Phase II is the most difficult phase of Air Assault. You will be trained and tested on practical rigging and inspection of sling loads for Army helicopters, and on Pathfinder operations. Practical examinations will be based on inspecting various sling loads for discrepancies and participation in live sling load operation.
During the rappelling phase you will be tested on tying the Swiss seat, ramp, tower, skid rappelling, and fast-roping techniques. Before you know it you will find yourself going out of an actual helicopter. The final test for Air Assault is the 12-mile road march with full combat gear.
A cadet obtains a slot in Air Assault School by virtue of his/her performance during the school year. The battalion usually receives zero or one slots per year. Only the most qualified and motivated cadets will be selected to attend the course.
The U.S. Army Airborne School is located at the U.S. Army Infantry Center, Fort Benning, Georgia. The course is designed to train soldiers to become paratroopers. It develops the student's confidence through repetitious training so that the student can overcome the natural fear of jumping from an airplane. The course is also designed to develop and maintain the high level of physical fitness required of a paratrooper by rigorous and progressive physical training. Airborne School is only for the most highly motivated cadets.
The week of 1,000 falls! You will learn how to properly exit an aircraft and perform a Parachute Landing Fall (PLF). This week will introduce you to the Lateral Drift Apparatus and the 34-foot tower.

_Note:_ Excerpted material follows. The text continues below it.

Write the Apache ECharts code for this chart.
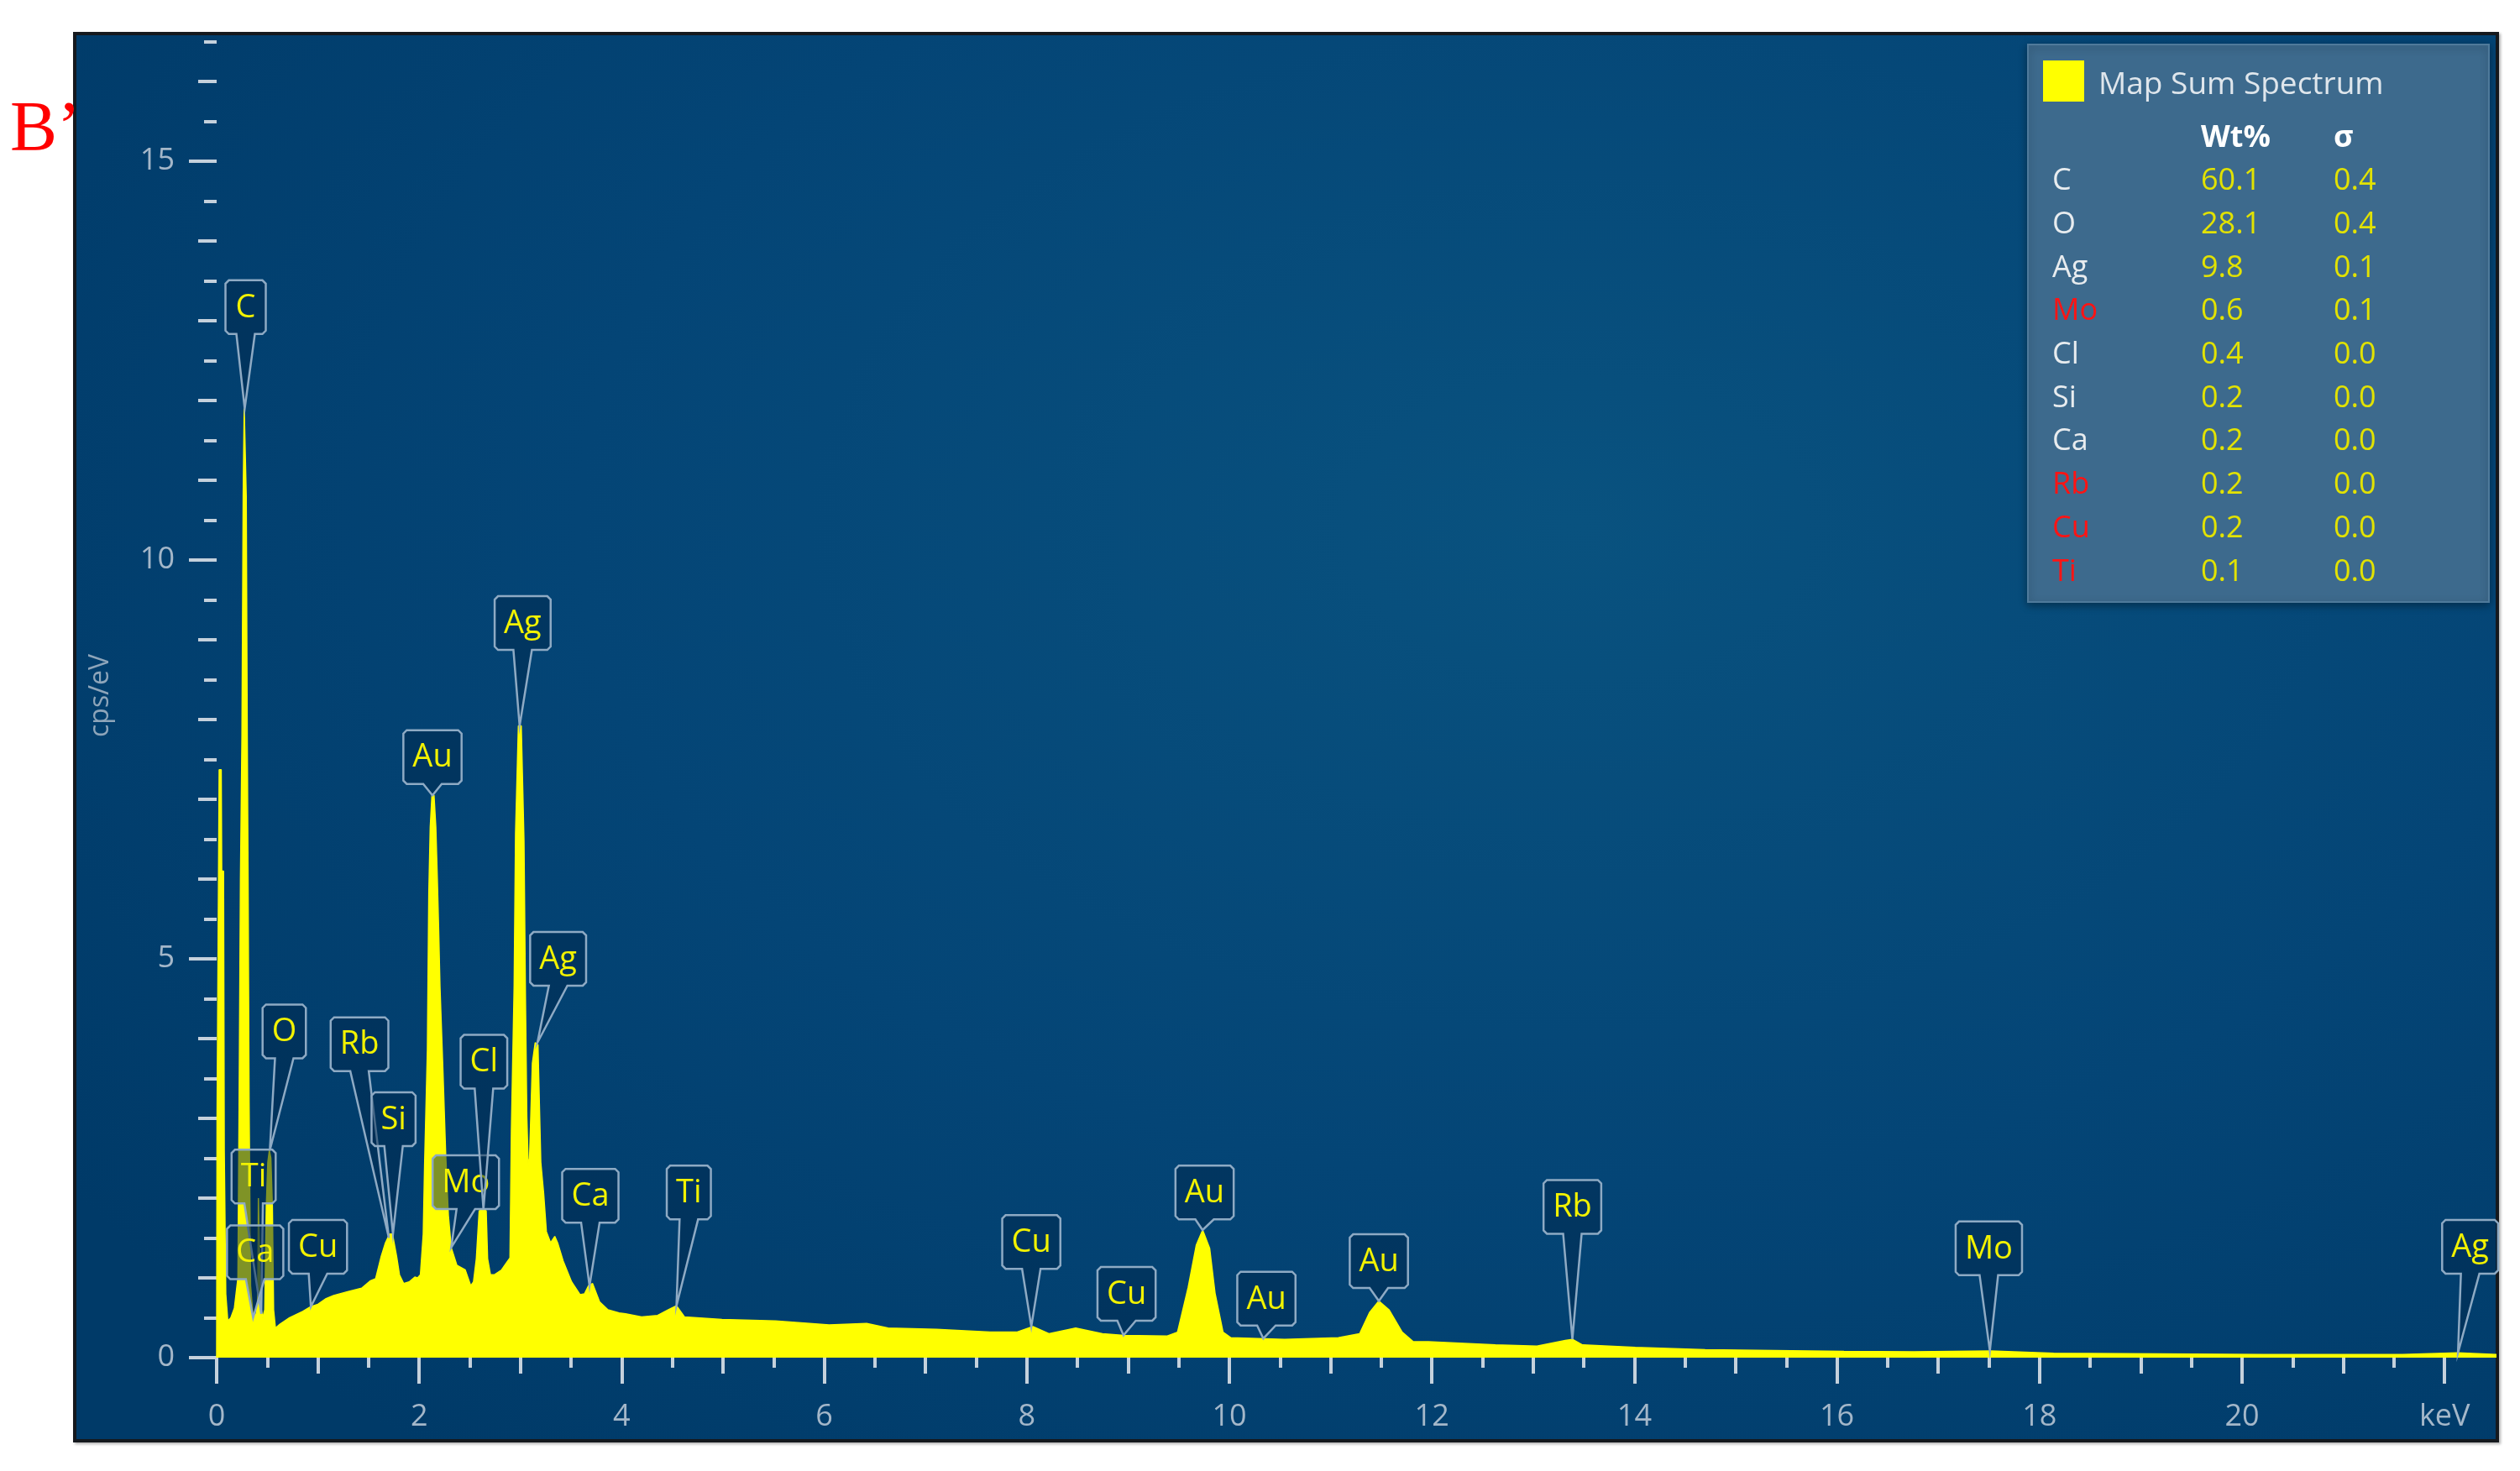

During tower week you will conduct training on the 34-foot tower to develop your skills in exits and deploying your reserve chute, and the Swing Landing Trainer to hone your PLFs. You may also experience the 250-foot tower. This is the closest thing to jumping out of an airplane possible.
This is it! You've been training for three weeks, are you ready? You will perform five jumps this week: three "Hollywoods" (no gear), one night and one day jump, both with full gear.
A cadet obtains a slot in Airborne School by virtue of his/her performance during the school year. The battalion usually receives eight to 10 slots per year. Only the most qualified and motivated cadets will be selected to attend the course.
Northern Warfare School is taught during the summer at the Northern Warfare Training Center in Fort Greely, Alaska. The course is designed to familiarize selected cadets with the skills required for movement in mountainous terrain and cold regions. Emphasis is on basic military mountaineering skills and river operations on the inland waterways.
A cadet obtains a slot in Northern Warfare School by virtue of his/her performance during the school year. The battalion usually receives zero to one slots per year. Only the most qualified and motivated cadets will be selected to attend the course.
This two-week course in Jericho, Vermont, is designed to develop and train for the leadership and technical skills needed by Army personnel to perform mountaineering tasks in a realistic mountain environment. It provides students with the practical, hands-on experience in the application of tactics and techniques effective for mountain operations.
The Special Forces Underwater Operations Combat Diver Course — at United States Naval Air Station, Trumbo Point Annex, in Key West, Florida, is one of the tougher schools offered by the Army. If you make it through the OL-H, it is not too difficult physically, but you still have to learn dive tables, physiology, tides, waves and currents, CPR, and submarine lock-in/out.